The LSN, whose members train around 40% of all HGV drivers each year, is warning that the decision will add thousands more delayed tests to the existing backlog of 20,000 delayed HGV tests created by the previous lockdown and exacerbate the HGV driver shortage in the middle of the logistics industry’s peak period.

In a letter sent to DVSA chief executive Gareth Llewellyn, the LSN calls for the suspension of testing and training to be reversed “immediately”.

The letter, written by LSN chairman David Coombes, argues that nothing in the Statutory Instrument (SI) regulations approved by Parliament to enable this latest lockdown legally requires HGV driver training and testing to cease.

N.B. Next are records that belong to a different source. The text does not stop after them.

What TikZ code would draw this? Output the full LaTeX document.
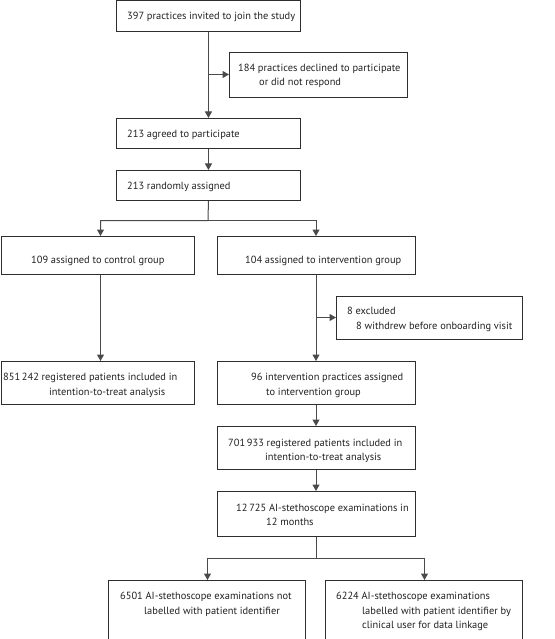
\documentclass[tikz,border=0pt]{standalone}
\usepackage{fontspec}
\setmainfont{PT Sans}
\usetikzlibrary{arrows.meta}
\definecolor{boxc}{HTML}{2E2E2E}
\definecolor{linec}{HTML}{4A4A4A}
\definecolor{txtc}{HTML}{231F20}
\tikzset{
  box/.style={draw=boxc, line width=0.9pt, rectangle, inner sep=0pt, anchor=north west},
  txt/.style={anchor=base west, inner sep=0pt, text=txtc, font=\fontsize{10.4}{12}\selectfont},
  conn/.style={draw=linec, line width=1pt},
  arr/.style={conn, -{Triangle[length=6.5pt,width=7pt]}},
}
\newcommand{\mkbox}[5]{\node[box, minimum width=#4pt-#2pt, minimum height=#5pt-#3pt] (#1) at (#2,#3) {};}
\begin{document}
\begin{tikzpicture}[x=1pt,y=-1pt]
\useasboundingbox (0,0) rectangle (554,639);
% boxes
\mkbox{b1}{116}{0.5}{300}{31}
\mkbox{b2}{229}{52}{407}{97}
\mkbox{b3}{116}{118}{300}{148}
\mkbox{b4}{116}{170}{300}{200}
\mkbox{b5}{0.5}{236}{194}{274}
\mkbox{b6}{217}{236}{415}{274}
\mkbox{b7}{336}{296}{522}{339}
\mkbox{b8}{0.5}{361}{194}{404}
\mkbox{b9}{217}{361}{415}{404}
\mkbox{b10}{217}{426}{415}{469}
\mkbox{b11}{217}{491}{415}{536}
\mkbox{b12}{108}{580}{305}{638.5}
\mkbox{b13}{325}{580}{522}{638.5}
% texts
\node[txt] (t1) at (127,19.5) {397 practices invited to join the study};
\node[txt] (t2a) at (238,71.5) {184 practices declined to participate};
\node[txt] (t2b) at (259,85.5) {or did not respond};
\node[txt] (t3) at (127,137.5) {213 agreed to participate};
\node[txt] (t4) at (127,189.5) {213 randomly assigned};
\node[txt] (t5) at (31,263.5) {109 assigned to control group};
\node[txt] (t6) at (245,263.5) {104 assigned to intervention group};
\node[txt] (t7a) at (347,314.5) {8 excluded};
\node[txt] (t7b) at (356,329.5) {8 withdrew before onboarding visit};
\node[txt] (t8a) at (3,380.5) {851\,242 registered patients included in};
\node[txt] (t8b) at (49,395.5) {intention-to-treat analysis};
\node[txt] (t9a) at (251,380.5) {96 intervention practices assigned};
\node[txt] (t9b) at (266,395.5) {to intervention group};
\node[txt] (t10a) at (228,446.5) {701\,933 registered patients included in};
\node[txt] (t10b) at (265,460.5) {intention-to-treat analysis};
\node[txt] (t11a) at (236,511.5) {12\,725 AI-stethoscope examinations in};
\node[txt] (t11b) at (266,525.5) {12 months};
\node[txt] (t12a) at (120,599.5) {6501 AI-stethoscope examinations not};
\node[txt] (t12b) at (144,614.5) {labelled with patient identifier};
\node[txt] (t13a) at (336,599.5) {6224 AI-stethoscope examinations};
\node[txt] (t13b) at (362,614.5) {labelled with patient identifier by};
\node[txt] (t13c) at (362,628.5) {clinical user for data linkage};
% connectors
\coordinate (j1) at (208,74.5);
\draw[arr] (b1.south) -- (b3.north);
\draw[arr] (j1) -- (j1 -| b2.west);
\draw[arr] (b3.south) -- (b4.north);
\coordinate (s1) at (208,220.5);
\draw[arr] (b4.south) -- (s1) -| (b5.north -| 100.5,0);
\draw[arr] (s1) -| (b6.north -| 316,0);
\draw[arr] (b5.south -| 100.5,0) -- (b8.north -| 100.5,0);
\coordinate (j2) at (316,317.5);
\draw[arr] (b6.south -| 316,0) -- (b9.north -| 316,0);
\draw[arr] (j2) -- (j2 -| b7.west);
\draw[arr] (b9.south -| 316,0) -- (b10.north -| 316,0);
\draw[arr] (b10.south -| 316,0) -- (b11.north -| 316,0);
\coordinate (s2) at (316,558.5);
\draw[arr] (b11.south -| 316,0) -- (s2) -| (b12.north -| 207.5,0);
\draw[arr] (s2) -| (b13.north -| 424.5,0);
\end{tikzpicture}
\end{document}
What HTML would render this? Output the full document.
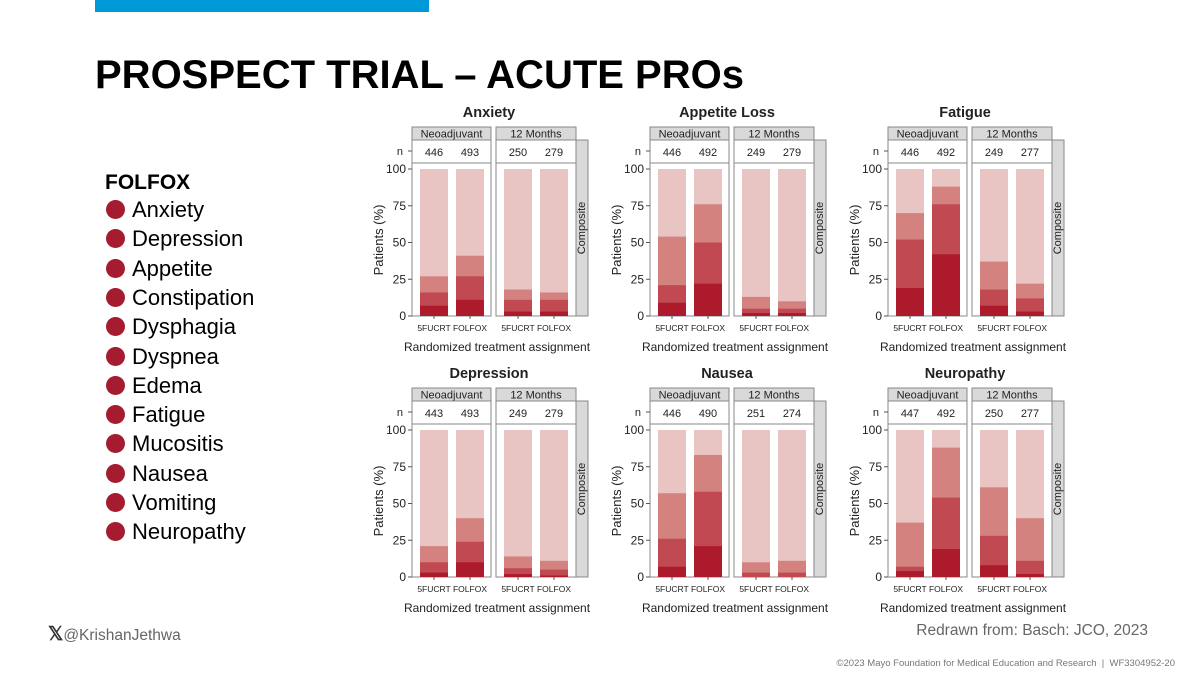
<!DOCTYPE html>
<html><head><meta charset="utf-8">
<style>
body{margin:0;width:1200px;height:675px;background:#fff;overflow:hidden;font-family:"Liberation Sans",Arial,sans-serif;position:relative}
.t{position:absolute;white-space:nowrap}
</style></head><body>
<div style="position:absolute;left:95px;top:0;width:334px;height:12px;background:#0099d8"></div>
<div class="t" style="left:95px;top:53px;font-size:40px;font-weight:bold;color:#000">PROSPECT TRIAL – ACUTE PROs</div>
<div class="t" style="left:105px;top:171px;font-size:21px;font-weight:bold">FOLFOX</div>
<div id="list"></div>
<div class="t" style="left:48px;top:623px;font-size:15.5px;color:#666"><span style="font-weight:bold;font-size:19px;color:#333">𝕏</span>@KrishanJethwa</div>
<div class="t" style="right:52px;top:622px;font-size:15.5px;color:#666">Redrawn from: Basch: JCO, 2023</div>
<div class="t" style="right:25px;top:658px;font-size:9.5px;color:#777">©2023 Mayo Foundation for Medical Education and Research &nbsp;|&nbsp; WF3304952-20</div>
<svg id="c" width="1200" height="675" style="position:absolute;left:0;top:0"></svg>
<script>
const symptoms=["Anxiety","Depression","Appetite","Constipation","Dysphagia","Dyspnea","Edema","Fatigue","Mucositis","Nausea","Vomiting","Neuropathy"];
const panelTitles=["Anxiety","Appetite Loss","Fatigue","Depression","Nausea","Neuropathy"];
const nValues=[[446,493,250,279],[446,492,249,279],[446,492,249,277],[443,493,249,279],[446,490,251,274],[447,492,250,277]];
// cumulative tops of segments (dark, mid, light-mid) per bar: 5FUCRT neo, FOLFOX neo, 5FUCRT 12m, FOLFOX 12m
const darkSeg=[[7,11,3,3],[9,22,2,2],[19,42,7,3],[3,10,2,1],[7,21,0,0],[4,19,8,2]];
const midSeg=[[16,27,11,11],[21,50,5,5],[52,76,18,12],[10,24,6,5],[26,58,3,3],[7,54,28,11]];
const lightSeg=[[27,41,18,16],[54,76,13,10],[70,88,37,22],[21,40,14,11],[57,83,10,11],[37,88,61,40]];
const yTicks=[0,25,50,75,100];
const armLabels=["5FUCRT","FOLFOX"];

const L=document.getElementById('list');
symptoms.forEach((s,i)=>{
  const d=document.createElement('div');d.className='t';
  
  
  d.style.left='106px';d.style.top=(197+i*29.3)+'px';d.style.fontSize='22px';
  d.innerHTML='<span style="display:inline-block;width:19px;height:19px;border-radius:50%;background:#a51c30;vertical-align:-2px;margin-right:7px"></span>'+s;
  L.appendChild(d);
});

const NS='http://www.w3.org/2000/svg',svg=document.getElementById('c');
function el(t,a,p,txt){const e=document.createElementNS(NS,t);for(const k in a)e.setAttribute(k,a[k]);if(txt!=null)e.textContent=txt;(p||svg).appendChild(e);return e;}
const cols=['#e8c4c2','#d3827f','#c14a52','#ad1a2c'];
panelTitles.forEach((title,pi)=>{
  const ox=(pi%3)*238, oy=Math.floor(pi/3)*261;
  const g=el('g',{transform:`translate(${ox},${oy})`});
  
  
  const y=v=>316-v*1.47;
  el('text',{x:489,y:117,'text-anchor':'middle','font-size':14.5,'font-weight':'bold',fill:'#222'},g,title);
  const facets=[[412,491,'Neoadjuvant'],[496,576,'12 Months']];
  facets.forEach((f,fi)=>{
    el('rect',{x:f[0],y:127,width:f[1]-f[0],height:13,fill:'#d9d9d9',stroke:'#888'},g);
    el('text',{x:(f[0]+f[1])/2,y:137.5,'text-anchor':'middle','font-size':11,fill:'#222'},g,f[2]);
    el('rect',{x:f[0],y:140,width:f[1]-f[0],height:23,fill:'#fff',stroke:'#888'},g);
    el('rect',{x:f[0],y:163,width:f[1]-f[0],height:153,fill:'#fff',stroke:'#888'},g);
    for(let b=0;b<2;b++){
      const bi=fi*2+b, bx=f[0]+(b?44:8), bw=28, cx=bx+14;
      el('text',{x:cx,y:156,'text-anchor':'middle','font-size':11,fill:'#222'},g,nValues[pi][bi]);
      const vals=[100,lightSeg[pi][bi],midSeg[pi][bi],darkSeg[pi][bi]];
      vals.forEach((v,k)=>{
        const r=el('rect',{x:bx,y:y(v),width:bw,height:316-y(v),fill:cols[k]},g);
        
        
      });
      el('line',{x1:cx,x2:cx,y1:316,y2:319,stroke:'#555'},g);
      el('text',{x:cx,y:331,'text-anchor':'middle','font-size':8.5,fill:'#222'},g,armLabels[b]);
    }
  });
  el('rect',{x:576,y:140,width:12,height:176,fill:'#d9d9d9',stroke:'#888'},g);
  el('text',{transform:'translate(585,228) rotate(-90)','text-anchor':'middle','font-size':11,fill:'#222'},g,'Composite');
  el('text',{x:403,y:155,'text-anchor':'end','font-size':11,fill:'#222'},g,'n');
  el('line',{x1:408,x2:412,y1:151,y2:151,stroke:'#555'},g);
  yTicks.forEach(t=>{
    el('line',{x1:408,x2:412,y1:y(t),y2:y(t),stroke:'#555'},g);
    el('text',{x:406,y:y(t)+4,'text-anchor':'end','font-size':12,fill:'#222'},g,t);
  });
  el('text',{transform:'translate(383,240) rotate(-90)','text-anchor':'middle','font-size':13,fill:'#222'},g,'Patients (%)');
  el('text',{x:497,y:351,'text-anchor':'middle','font-size':12,fill:'#222'},g,'Randomized treatment assignment');
});
</script>
</body></html>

He adds; “In fact, quite the opposite. The SI makes a specific exception to the lockdown regulations where the purpose is education and training. Clearly the training of vocational drivers falls under this category and is therefore exempt.”

The letter, which has also been copied to DfT minister Baroness Vere of Norbiton and Conservative MP Huw Merriman, also warns of the damage the suspension of HGV training and testing will have on the haulage industry and the wider economy.

Pointing out that the suspension of testing in the first pandemic lockdown had created a backlog of around 20,000 HGV tests, Coombes warns that applying the same suspension across the second lockdown will create a further backlog of around 6,000 HGV tests which, he adds, will have “serious consequences for the economy just when the logistics industry is gearing up for peak. By the end of the four-week lockdown we will have lost the capacity to deliver 40,000 tonnes of food, medicinal supplies and other freight every day.”

The RHA also voiced its concern this week. Tom Cotton, RHA head of policy for England and Wales, said any suspension of HGV driver tests will exacerbate the severe shortage of HGV drivers in the UK.

He said: “When vocational testing is suspended this only compounds the driver shortage in this country, which currently stands at a shortfall of around 60,0000 drivers, and creates additional problems for our members.”

DVSA has yet to respond to a request from motortransport.co.uk for comment.